# EXERCISE
Pictures stay out of this copy; please retype only the lines from the start of the records through the line with "0.925, 0.944, 0.960, 0.973, 0.983, 0.990, 0.995, 0.998, 0.999]".

— START OF EXERCISE INPUTS —

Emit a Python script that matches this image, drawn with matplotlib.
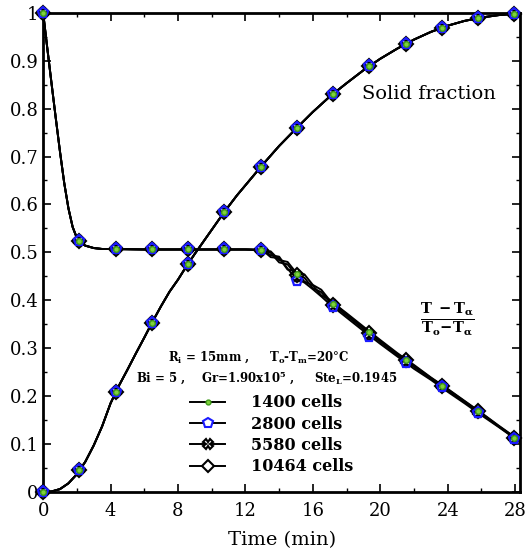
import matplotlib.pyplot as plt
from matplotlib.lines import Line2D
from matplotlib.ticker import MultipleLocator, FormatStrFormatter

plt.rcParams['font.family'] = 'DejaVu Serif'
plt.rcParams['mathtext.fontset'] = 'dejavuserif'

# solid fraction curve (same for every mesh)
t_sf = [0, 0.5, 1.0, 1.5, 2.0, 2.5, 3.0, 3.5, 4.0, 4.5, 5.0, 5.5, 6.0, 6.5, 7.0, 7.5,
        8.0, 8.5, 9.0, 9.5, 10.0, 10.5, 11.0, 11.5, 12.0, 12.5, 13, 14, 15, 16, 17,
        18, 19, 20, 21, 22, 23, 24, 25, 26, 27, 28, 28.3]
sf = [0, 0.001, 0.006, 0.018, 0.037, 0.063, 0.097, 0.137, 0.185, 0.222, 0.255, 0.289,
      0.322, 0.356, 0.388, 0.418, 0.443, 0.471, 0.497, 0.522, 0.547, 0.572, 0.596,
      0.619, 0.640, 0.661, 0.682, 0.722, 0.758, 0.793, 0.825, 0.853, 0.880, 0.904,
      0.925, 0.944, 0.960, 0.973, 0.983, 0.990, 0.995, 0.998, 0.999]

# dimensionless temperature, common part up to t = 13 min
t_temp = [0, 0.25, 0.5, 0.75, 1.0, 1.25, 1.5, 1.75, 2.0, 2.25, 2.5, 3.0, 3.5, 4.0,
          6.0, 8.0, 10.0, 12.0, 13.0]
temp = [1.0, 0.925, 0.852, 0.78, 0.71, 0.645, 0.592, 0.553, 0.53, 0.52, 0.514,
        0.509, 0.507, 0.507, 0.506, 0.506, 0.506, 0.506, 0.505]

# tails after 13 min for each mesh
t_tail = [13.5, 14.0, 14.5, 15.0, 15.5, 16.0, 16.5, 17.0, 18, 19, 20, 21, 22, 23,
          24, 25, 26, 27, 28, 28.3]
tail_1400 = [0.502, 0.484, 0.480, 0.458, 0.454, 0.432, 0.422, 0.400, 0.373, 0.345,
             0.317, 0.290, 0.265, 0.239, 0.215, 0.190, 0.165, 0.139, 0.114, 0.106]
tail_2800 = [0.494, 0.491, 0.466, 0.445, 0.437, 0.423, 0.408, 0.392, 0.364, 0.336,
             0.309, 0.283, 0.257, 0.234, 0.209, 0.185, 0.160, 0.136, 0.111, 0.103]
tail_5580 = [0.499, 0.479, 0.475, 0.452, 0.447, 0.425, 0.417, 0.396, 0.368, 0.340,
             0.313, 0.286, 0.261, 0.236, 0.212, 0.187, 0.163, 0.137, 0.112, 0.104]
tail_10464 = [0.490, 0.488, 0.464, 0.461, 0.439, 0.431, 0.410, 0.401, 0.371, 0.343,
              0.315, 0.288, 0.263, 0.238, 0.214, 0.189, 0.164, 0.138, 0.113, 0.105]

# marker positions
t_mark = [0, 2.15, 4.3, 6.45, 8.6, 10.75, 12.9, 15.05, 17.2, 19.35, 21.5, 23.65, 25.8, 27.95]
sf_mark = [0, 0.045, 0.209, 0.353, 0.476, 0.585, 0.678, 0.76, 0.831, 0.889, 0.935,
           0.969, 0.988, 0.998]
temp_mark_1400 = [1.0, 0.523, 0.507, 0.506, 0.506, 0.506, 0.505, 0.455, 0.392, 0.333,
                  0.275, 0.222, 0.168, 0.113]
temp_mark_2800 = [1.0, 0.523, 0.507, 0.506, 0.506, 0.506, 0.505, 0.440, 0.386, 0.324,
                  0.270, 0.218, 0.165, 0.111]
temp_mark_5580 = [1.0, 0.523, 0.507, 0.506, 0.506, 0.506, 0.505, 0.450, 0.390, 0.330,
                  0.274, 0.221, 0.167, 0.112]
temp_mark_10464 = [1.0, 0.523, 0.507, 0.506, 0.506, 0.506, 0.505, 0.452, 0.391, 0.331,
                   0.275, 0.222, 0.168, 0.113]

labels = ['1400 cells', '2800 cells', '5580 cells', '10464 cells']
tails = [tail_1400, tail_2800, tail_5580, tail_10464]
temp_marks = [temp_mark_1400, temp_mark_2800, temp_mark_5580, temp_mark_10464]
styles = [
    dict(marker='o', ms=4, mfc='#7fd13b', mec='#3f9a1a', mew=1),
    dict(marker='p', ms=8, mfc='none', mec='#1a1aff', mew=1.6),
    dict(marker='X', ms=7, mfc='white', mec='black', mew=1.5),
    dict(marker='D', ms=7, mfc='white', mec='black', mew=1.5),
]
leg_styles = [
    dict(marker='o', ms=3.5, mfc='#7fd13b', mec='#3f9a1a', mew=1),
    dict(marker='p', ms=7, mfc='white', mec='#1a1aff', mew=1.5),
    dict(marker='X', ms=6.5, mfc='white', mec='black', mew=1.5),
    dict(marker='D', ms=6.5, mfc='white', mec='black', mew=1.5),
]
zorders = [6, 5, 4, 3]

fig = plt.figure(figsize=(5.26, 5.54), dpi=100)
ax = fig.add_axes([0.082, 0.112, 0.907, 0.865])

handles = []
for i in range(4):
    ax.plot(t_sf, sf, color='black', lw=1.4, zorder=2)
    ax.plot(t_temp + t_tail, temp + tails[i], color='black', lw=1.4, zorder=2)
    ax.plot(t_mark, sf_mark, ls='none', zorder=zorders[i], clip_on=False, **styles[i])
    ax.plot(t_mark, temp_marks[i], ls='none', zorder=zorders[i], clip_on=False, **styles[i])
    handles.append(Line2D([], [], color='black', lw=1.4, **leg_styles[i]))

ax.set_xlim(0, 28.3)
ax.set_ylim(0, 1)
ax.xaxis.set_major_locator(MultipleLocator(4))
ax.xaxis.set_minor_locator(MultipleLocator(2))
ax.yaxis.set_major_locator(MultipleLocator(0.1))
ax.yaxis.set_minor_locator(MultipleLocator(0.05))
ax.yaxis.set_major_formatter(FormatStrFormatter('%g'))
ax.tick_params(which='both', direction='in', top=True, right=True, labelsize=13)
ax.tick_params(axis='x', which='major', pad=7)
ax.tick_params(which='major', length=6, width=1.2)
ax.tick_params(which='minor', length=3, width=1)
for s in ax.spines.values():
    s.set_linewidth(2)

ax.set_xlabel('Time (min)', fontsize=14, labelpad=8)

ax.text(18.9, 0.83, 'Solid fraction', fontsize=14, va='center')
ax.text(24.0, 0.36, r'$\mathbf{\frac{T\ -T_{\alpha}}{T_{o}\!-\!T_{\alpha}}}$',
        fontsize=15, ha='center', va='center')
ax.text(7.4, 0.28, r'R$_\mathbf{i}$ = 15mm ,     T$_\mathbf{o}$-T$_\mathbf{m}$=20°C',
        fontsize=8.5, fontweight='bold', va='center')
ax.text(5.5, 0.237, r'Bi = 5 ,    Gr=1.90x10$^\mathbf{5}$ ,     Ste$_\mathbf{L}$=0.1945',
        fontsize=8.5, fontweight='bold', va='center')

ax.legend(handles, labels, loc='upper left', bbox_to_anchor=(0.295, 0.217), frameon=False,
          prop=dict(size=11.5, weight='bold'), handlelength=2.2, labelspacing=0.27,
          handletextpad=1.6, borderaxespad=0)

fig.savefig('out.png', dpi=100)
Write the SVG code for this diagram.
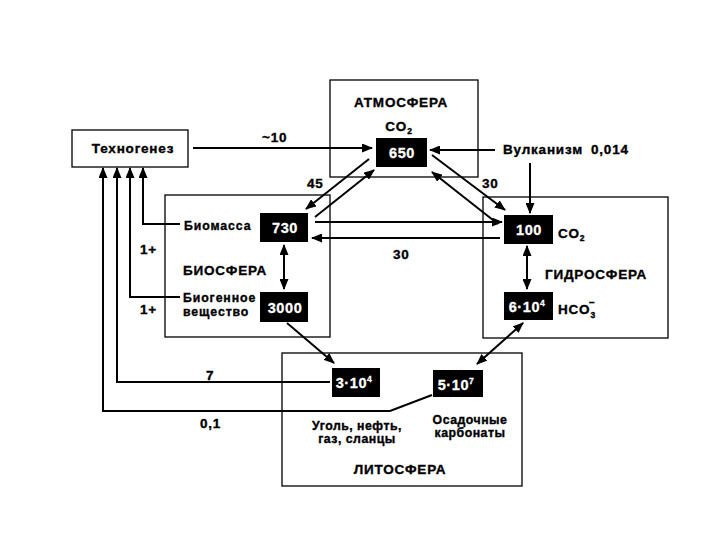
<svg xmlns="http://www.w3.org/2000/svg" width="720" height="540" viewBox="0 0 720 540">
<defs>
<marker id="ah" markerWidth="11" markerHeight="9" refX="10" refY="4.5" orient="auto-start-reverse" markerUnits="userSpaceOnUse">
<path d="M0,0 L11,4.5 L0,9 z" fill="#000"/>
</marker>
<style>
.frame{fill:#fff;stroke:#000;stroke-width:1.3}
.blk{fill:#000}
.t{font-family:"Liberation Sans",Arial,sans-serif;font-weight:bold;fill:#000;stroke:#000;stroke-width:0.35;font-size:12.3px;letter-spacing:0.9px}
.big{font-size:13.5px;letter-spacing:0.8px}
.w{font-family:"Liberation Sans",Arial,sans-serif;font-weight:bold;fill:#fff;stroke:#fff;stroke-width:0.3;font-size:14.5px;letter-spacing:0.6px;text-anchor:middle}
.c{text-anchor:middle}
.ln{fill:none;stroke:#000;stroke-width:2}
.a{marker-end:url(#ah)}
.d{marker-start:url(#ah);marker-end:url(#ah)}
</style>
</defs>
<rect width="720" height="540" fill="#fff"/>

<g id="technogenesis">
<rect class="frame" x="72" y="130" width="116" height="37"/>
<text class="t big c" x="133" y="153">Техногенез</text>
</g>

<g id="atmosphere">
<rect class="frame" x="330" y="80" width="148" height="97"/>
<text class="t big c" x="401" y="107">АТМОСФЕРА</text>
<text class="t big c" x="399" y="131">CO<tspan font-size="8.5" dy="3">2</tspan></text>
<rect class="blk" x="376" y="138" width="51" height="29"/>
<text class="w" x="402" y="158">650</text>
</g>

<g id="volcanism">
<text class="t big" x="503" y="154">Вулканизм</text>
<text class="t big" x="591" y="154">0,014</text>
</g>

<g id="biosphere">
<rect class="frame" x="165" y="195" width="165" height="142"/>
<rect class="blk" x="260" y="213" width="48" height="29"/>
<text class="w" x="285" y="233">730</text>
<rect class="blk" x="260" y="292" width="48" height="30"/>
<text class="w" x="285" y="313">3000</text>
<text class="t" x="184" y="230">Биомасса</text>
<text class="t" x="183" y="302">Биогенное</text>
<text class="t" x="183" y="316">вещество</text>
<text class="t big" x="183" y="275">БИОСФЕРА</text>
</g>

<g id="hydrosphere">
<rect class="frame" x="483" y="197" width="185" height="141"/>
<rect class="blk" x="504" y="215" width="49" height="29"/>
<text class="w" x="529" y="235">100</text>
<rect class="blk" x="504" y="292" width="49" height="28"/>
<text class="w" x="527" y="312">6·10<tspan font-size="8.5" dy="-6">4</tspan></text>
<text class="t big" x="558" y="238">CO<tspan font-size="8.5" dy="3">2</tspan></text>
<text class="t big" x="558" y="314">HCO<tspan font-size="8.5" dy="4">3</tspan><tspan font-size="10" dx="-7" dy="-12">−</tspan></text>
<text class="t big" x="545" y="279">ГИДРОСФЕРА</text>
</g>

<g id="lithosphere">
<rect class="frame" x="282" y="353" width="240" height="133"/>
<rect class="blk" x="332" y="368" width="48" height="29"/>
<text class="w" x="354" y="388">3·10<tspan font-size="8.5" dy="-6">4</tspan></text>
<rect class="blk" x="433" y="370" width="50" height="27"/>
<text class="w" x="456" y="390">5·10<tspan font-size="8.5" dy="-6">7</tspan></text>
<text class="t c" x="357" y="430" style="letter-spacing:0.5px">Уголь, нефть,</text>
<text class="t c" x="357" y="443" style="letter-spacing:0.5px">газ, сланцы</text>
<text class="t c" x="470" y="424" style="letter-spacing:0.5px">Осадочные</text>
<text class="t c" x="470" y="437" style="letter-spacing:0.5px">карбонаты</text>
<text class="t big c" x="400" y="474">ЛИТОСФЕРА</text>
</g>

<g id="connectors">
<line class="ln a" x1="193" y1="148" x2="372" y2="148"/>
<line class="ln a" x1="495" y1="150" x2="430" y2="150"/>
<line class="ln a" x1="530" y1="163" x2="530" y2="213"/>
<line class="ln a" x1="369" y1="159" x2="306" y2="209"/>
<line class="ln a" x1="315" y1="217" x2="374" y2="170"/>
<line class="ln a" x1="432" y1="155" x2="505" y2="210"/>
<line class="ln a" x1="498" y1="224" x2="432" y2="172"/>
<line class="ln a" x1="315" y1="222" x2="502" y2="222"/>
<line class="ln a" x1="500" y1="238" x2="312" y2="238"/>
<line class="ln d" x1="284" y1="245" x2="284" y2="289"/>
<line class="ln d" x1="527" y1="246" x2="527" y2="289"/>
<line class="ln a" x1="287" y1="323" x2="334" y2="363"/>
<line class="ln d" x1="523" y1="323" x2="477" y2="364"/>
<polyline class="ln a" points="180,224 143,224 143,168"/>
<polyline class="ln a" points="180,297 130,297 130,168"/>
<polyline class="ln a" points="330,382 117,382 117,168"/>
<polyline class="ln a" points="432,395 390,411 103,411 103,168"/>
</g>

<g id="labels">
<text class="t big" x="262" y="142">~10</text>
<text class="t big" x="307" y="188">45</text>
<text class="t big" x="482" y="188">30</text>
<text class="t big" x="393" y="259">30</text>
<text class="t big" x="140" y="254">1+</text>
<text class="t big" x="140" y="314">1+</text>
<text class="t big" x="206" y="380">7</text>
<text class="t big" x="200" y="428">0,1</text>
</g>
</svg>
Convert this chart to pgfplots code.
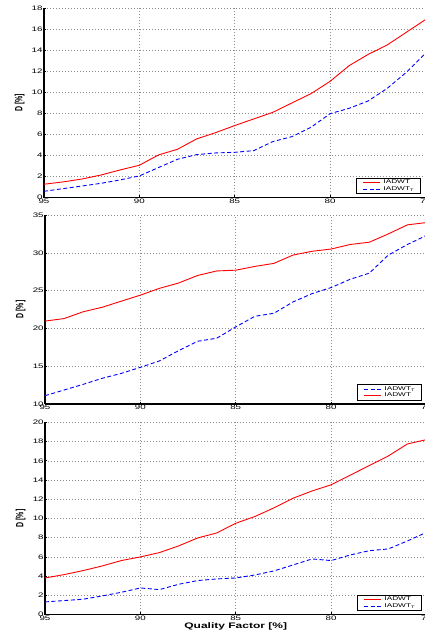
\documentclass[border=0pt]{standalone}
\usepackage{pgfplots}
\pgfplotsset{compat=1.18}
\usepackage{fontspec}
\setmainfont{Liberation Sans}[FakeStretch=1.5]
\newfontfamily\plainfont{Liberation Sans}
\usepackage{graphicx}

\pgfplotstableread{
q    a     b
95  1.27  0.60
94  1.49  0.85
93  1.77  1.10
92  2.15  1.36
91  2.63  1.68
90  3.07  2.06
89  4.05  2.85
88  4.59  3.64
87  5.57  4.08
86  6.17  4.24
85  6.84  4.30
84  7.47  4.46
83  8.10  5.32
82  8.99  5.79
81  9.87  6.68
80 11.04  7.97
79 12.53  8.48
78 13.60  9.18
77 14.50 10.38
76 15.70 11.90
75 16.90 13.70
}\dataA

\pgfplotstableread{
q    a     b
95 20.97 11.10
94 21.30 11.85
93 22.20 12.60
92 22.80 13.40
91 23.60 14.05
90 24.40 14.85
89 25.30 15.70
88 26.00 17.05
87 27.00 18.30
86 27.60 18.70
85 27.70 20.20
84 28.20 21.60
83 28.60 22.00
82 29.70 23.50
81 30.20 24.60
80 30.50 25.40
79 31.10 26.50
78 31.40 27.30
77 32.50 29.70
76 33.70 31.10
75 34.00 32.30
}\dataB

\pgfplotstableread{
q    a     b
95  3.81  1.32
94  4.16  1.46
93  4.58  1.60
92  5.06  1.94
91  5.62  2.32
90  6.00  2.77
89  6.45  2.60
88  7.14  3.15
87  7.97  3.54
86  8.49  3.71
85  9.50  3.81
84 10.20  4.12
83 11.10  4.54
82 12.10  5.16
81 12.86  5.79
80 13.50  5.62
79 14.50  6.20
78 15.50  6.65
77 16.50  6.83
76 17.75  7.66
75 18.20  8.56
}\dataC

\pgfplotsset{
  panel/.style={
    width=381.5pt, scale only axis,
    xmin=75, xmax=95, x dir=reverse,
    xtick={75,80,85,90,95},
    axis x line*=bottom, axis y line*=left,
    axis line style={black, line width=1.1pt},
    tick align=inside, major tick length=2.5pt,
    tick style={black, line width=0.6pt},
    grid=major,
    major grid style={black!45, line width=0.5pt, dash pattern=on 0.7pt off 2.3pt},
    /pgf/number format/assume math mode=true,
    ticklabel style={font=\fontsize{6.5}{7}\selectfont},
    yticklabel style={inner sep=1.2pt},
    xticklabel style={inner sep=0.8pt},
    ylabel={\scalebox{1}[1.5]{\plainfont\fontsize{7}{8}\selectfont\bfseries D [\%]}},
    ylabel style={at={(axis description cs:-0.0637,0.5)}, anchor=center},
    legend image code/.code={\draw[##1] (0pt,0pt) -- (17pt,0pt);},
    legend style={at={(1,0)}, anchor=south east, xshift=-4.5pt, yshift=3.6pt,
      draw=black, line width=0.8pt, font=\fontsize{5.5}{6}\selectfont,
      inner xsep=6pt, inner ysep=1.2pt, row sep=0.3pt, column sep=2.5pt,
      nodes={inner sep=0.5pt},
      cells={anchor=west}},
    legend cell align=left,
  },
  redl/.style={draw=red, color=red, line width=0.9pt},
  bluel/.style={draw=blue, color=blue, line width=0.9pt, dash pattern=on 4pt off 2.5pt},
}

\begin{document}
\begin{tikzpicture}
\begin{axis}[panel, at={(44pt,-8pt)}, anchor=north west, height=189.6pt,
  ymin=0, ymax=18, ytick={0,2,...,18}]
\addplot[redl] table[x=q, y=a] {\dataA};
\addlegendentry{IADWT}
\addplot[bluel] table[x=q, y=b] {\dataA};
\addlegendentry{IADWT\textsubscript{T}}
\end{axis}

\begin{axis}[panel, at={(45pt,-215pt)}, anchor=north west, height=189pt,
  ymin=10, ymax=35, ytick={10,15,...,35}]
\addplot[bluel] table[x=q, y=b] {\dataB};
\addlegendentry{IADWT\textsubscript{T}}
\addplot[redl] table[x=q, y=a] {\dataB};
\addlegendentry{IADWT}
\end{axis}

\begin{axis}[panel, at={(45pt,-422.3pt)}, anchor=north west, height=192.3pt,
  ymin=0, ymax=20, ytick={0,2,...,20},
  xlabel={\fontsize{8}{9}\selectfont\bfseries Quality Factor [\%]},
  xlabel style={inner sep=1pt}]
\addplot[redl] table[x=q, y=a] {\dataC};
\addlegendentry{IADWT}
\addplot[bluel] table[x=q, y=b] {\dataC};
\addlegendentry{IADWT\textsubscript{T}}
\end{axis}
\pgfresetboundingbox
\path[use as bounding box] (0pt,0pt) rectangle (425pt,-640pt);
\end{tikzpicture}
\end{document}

— END OF EXERCISE INPUTS —

# ANSWER IN FULL
Emit a Python script that matches this image, drawn with matplotlib.
import matplotlib.pyplot as plt
from matplotlib.lines import Line2D
from matplotlib.ticker import MultipleLocator, FormatStrFormatter

plt.rcParams['font.family'] = 'DejaVu Serif'
plt.rcParams['mathtext.fontset'] = 'dejavuserif'

# solid fraction curve (same for every mesh)
t_sf = [0, 0.5, 1.0, 1.5, 2.0, 2.5, 3.0, 3.5, 4.0, 4.5, 5.0, 5.5, 6.0, 6.5, 7.0, 7.5,
        8.0, 8.5, 9.0, 9.5, 10.0, 10.5, 11.0, 11.5, 12.0, 12.5, 13, 14, 15, 16, 17,
        18, 19, 20, 21, 22, 23, 24, 25, 26, 27, 28, 28.3]
sf = [0, 0.001, 0.006, 0.018, 0.037, 0.063, 0.097, 0.137, 0.185, 0.222, 0.255, 0.289,
      0.322, 0.356, 0.388, 0.418, 0.443, 0.471, 0.497, 0.522, 0.547, 0.572, 0.596,
      0.619, 0.640, 0.661, 0.682, 0.722, 0.758, 0.793, 0.825, 0.853, 0.880, 0.904,
      0.925, 0.944, 0.960, 0.973, 0.983, 0.990, 0.995, 0.998, 0.999]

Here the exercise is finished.